● **Exercise instructions**
Repeat only what lies from the line with "Rebuild this chart" to the line with "import numpy as np", those two lines included, exactly as it stands; omit any images.

------ Dataset extract

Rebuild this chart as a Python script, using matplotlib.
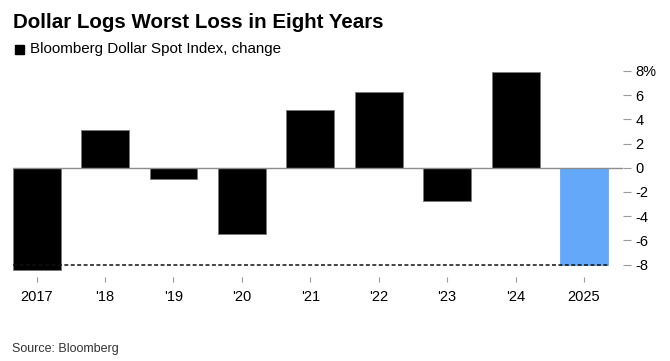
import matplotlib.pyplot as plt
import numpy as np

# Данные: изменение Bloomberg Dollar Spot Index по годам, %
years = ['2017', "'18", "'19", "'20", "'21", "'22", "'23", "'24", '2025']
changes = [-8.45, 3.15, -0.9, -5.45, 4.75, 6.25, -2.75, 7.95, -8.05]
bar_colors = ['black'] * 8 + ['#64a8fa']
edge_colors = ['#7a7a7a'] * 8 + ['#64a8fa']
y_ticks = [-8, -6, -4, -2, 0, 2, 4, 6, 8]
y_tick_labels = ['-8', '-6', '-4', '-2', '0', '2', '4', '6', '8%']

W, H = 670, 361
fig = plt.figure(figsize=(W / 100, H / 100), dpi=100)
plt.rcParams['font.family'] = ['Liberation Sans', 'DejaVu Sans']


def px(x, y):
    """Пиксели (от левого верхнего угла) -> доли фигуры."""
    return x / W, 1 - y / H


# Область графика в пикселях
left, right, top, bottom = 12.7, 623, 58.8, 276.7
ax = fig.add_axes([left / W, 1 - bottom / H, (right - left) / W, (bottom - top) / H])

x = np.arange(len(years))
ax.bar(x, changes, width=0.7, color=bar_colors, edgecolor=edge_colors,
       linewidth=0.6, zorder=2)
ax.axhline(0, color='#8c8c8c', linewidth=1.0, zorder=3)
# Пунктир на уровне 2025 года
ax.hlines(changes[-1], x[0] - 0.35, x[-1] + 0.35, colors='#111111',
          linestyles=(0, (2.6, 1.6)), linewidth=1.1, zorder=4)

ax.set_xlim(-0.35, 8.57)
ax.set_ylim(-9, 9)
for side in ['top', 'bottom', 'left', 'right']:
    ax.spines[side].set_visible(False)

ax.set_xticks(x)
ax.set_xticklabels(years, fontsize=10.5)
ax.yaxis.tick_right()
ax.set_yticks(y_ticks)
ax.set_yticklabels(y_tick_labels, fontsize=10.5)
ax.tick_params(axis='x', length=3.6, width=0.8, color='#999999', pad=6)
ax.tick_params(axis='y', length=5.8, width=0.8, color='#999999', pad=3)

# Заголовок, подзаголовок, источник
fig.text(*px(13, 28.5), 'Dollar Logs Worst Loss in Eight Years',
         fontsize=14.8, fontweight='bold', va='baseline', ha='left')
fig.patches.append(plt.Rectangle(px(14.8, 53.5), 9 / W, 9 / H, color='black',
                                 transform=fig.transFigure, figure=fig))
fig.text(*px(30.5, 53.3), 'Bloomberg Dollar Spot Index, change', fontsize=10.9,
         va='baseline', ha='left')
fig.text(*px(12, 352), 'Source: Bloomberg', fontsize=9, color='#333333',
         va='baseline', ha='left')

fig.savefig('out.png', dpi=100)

------------
------ Dataset extract

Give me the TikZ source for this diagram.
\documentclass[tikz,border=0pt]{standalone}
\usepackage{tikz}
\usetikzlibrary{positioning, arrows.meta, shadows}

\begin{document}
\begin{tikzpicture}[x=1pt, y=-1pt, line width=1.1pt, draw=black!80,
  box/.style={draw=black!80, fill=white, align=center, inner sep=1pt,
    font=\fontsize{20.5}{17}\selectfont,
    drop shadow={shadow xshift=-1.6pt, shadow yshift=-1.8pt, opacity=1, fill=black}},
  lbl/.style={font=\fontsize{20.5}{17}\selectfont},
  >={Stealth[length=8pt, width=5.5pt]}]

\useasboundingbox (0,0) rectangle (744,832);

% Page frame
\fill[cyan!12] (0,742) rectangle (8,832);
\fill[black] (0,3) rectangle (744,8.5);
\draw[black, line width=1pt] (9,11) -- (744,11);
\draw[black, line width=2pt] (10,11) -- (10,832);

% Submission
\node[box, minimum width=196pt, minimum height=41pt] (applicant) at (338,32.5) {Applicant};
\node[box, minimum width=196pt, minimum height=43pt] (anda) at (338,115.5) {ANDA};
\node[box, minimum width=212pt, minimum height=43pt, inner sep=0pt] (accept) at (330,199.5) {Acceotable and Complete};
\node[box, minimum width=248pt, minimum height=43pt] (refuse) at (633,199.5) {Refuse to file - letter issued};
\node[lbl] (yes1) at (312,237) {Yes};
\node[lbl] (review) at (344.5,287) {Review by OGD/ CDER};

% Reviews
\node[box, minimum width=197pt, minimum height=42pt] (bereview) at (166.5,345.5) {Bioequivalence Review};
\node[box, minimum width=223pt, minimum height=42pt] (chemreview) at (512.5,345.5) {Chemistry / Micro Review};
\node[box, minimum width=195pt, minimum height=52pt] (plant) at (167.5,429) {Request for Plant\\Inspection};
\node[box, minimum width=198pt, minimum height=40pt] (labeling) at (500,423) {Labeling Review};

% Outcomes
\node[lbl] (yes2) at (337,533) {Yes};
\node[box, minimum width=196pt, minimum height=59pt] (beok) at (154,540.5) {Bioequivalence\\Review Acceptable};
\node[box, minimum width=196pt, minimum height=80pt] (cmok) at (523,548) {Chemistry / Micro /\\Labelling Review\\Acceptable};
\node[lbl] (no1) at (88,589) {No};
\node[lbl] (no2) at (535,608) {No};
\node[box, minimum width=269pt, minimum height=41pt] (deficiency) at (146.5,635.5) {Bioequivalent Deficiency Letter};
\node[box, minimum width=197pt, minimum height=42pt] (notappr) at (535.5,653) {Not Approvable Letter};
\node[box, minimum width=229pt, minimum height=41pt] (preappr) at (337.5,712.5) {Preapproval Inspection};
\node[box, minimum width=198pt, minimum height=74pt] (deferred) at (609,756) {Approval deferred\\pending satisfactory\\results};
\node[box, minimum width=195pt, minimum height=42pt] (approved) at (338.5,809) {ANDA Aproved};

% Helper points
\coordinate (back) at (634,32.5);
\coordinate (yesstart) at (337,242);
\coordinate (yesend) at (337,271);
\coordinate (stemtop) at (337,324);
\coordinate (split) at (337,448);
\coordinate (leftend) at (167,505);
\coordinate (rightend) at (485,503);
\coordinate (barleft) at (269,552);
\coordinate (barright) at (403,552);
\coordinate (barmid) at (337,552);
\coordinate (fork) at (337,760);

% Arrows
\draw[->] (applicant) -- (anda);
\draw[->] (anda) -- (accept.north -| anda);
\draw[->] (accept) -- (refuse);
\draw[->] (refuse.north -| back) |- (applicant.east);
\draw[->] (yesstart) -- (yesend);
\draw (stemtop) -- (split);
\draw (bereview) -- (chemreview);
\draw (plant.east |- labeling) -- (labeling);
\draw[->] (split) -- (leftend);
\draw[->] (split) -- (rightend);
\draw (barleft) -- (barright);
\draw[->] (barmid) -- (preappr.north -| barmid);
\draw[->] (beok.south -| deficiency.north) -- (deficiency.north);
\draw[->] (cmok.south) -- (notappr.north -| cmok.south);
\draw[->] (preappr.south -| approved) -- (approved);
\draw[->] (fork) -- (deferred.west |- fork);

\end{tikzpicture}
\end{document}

------------

● **Correct result**
Rebuild this chart as a Python script, using matplotlib.
import matplotlib.pyplot as plt
import numpy as np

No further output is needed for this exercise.